Boosting competitiveness through structural and regulatory reforms
The recent positive trends primarily reflect monetary and fiscal stimulus. However, their impact will quickly fade unless they are reinforced by structural reforms to boost Japan's growth potential. Reforms are needed in a wide range of areas, including education and health care, which we discussed in previous OECD Economic Surveys of Japan. This new Survey focuses on two other key areas for reform; agriculture and energy.
Agriculture has long been a declining sector in Japan, and is now dominated by part-time farmers working on small plots of land. The average farm is only two hectares, compared to 14 in the European Union. Meanwhile, the average age of farmers has risen to 66, with 56% of rice farmers over the age of 70. Moreover, prices are high due to extensive government support and import barriers. As a result, consumer spending on agricultural goods is nearly two times higher than what it would be in the absence of government policies.
If nothing is done, the agricultural sector might wither away.
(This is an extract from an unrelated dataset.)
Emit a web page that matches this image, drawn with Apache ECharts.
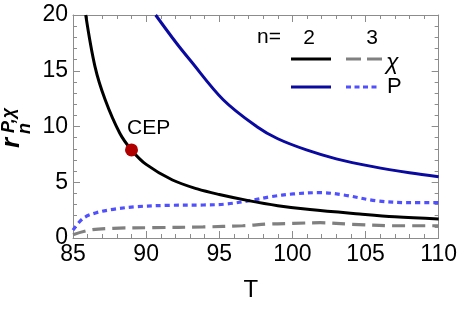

It is clear, though, that Japan can develop a competitive agricultural sector. The vegetable industry, for example, has blossomed without being heavily subsidized and sheltered and it now accounts for a larger share of agricultural output than rice. Japan needs not only to promote the consolidation of farmland, but more critically to phase out supply control measures and shift to less distorting kinds of government support. A more market-oriented agricultural sector would facilitate Japan's participation in international trade agreements, such as the Trans-Pacific Partnership. This would in turn help boost Japan’s growth potential.
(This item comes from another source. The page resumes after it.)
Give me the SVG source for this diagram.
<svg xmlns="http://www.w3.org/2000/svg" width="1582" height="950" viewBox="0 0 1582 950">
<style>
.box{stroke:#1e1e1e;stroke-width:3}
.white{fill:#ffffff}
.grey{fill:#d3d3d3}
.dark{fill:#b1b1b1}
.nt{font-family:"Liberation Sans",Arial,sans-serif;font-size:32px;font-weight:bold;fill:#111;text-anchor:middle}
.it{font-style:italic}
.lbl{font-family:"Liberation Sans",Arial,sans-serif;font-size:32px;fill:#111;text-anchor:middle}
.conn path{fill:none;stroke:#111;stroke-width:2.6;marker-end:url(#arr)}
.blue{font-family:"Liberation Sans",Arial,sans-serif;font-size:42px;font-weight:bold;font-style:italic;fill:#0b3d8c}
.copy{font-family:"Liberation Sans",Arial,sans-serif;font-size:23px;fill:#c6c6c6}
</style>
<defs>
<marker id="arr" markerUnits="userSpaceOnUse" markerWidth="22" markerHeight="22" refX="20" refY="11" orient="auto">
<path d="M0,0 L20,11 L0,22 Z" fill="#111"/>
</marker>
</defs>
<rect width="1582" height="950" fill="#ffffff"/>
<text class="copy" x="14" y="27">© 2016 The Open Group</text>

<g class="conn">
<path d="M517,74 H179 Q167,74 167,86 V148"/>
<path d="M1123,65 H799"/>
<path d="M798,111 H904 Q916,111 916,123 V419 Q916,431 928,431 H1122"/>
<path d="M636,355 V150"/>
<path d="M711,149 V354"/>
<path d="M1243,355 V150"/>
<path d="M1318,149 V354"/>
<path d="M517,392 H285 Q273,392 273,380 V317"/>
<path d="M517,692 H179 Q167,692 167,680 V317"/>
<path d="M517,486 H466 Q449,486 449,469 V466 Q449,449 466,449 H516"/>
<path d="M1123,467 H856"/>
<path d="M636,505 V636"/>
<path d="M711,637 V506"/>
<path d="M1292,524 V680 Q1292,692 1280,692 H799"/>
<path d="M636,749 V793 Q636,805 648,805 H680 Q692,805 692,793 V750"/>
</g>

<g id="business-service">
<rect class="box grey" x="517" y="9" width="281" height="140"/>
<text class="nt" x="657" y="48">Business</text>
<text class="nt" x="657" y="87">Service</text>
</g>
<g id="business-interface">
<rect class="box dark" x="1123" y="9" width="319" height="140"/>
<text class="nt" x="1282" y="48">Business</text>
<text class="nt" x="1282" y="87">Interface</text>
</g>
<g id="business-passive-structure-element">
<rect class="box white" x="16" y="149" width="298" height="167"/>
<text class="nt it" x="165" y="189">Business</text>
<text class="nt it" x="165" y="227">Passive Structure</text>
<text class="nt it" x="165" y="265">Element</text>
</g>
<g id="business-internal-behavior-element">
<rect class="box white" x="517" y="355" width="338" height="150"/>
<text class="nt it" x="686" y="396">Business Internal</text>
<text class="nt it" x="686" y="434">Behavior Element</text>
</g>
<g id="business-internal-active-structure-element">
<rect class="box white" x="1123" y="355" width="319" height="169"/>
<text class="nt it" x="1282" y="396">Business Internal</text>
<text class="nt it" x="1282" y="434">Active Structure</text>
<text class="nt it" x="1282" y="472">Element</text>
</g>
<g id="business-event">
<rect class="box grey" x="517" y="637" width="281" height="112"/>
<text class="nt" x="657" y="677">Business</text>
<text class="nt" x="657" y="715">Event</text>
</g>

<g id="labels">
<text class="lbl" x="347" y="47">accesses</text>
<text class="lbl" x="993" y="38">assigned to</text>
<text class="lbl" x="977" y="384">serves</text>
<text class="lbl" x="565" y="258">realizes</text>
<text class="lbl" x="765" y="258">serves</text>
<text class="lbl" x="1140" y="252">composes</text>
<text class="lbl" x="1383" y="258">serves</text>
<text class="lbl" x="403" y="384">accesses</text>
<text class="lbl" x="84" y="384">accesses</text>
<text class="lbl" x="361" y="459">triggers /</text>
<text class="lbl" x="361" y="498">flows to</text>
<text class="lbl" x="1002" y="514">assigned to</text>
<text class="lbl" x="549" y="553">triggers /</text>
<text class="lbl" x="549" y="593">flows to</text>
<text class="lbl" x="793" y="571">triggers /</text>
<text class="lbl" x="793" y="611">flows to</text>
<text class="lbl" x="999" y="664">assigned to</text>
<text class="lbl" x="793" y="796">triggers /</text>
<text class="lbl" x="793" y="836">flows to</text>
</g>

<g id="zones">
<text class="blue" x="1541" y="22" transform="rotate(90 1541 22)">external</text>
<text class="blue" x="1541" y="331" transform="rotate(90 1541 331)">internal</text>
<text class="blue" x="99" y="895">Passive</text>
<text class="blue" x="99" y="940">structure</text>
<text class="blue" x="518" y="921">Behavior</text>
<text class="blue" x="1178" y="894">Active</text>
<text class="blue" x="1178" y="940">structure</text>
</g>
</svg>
The Fukushima nuclear accident has also opened the door to a new energy policy, with two priorities. First, increasing renewable energies in the energy mix. At present, renewables play a relatively small role in Japan, accounting for about 11% of electricity generation, half of the OECD average.
Developing renewables will promote green growth, while helping Japan achieve its target of reducing its greenhouse gas emissions. This would require a price on carbon, through a carbon tax in combination with an emissions trading system.
The Fukushima accident also showed the need for a restructuring of the electricity sector, breaking down its current structure dominated by vertically-integrated regional monopolies. The recent Cabinet decision to move ahead with electricity reforms is an important step. It entails the unbundling of generation and transmission and the expansion of competition in the retail market, which we both strongly welcome.
Let me insist now on one last but critical success factor, Japan’s great human resources. Japan needs to make the most of it to face its competitiveness challenge. Your working-age population is projected to fall by 40% by 2050. You need all on board, including women, older persons and youth. This requires profound changes in the society, but also deep reforms in the tax and social systems, education, and in companies’ working practices. Giving women a better start in the jobs markets and improving their participation and contributions is a must.
Ladies and gentlemen,
Next year, 2014, will mark the 50th anniversary of Japan's entry into the OECD. During these fifty years, the OECD has been privileged to work closely with Japan in promoting a "stronger, cleaner and fairer economy". Japan has indeed made major contributions to the Organisation, in critical areas such as innovation, green growth, risk management, among others. These contributions have benefited other member countries and the world economy.
We look forward to continuing to work with Japan as it embarks on a new growth path, led by Prime Minister Abe's three arrows. We have the utmost confidence in Japan's ability to achieve its objectives and overcome the challenges it faces. We are ready and eager to assist Japan to achieve its goals. Thank you!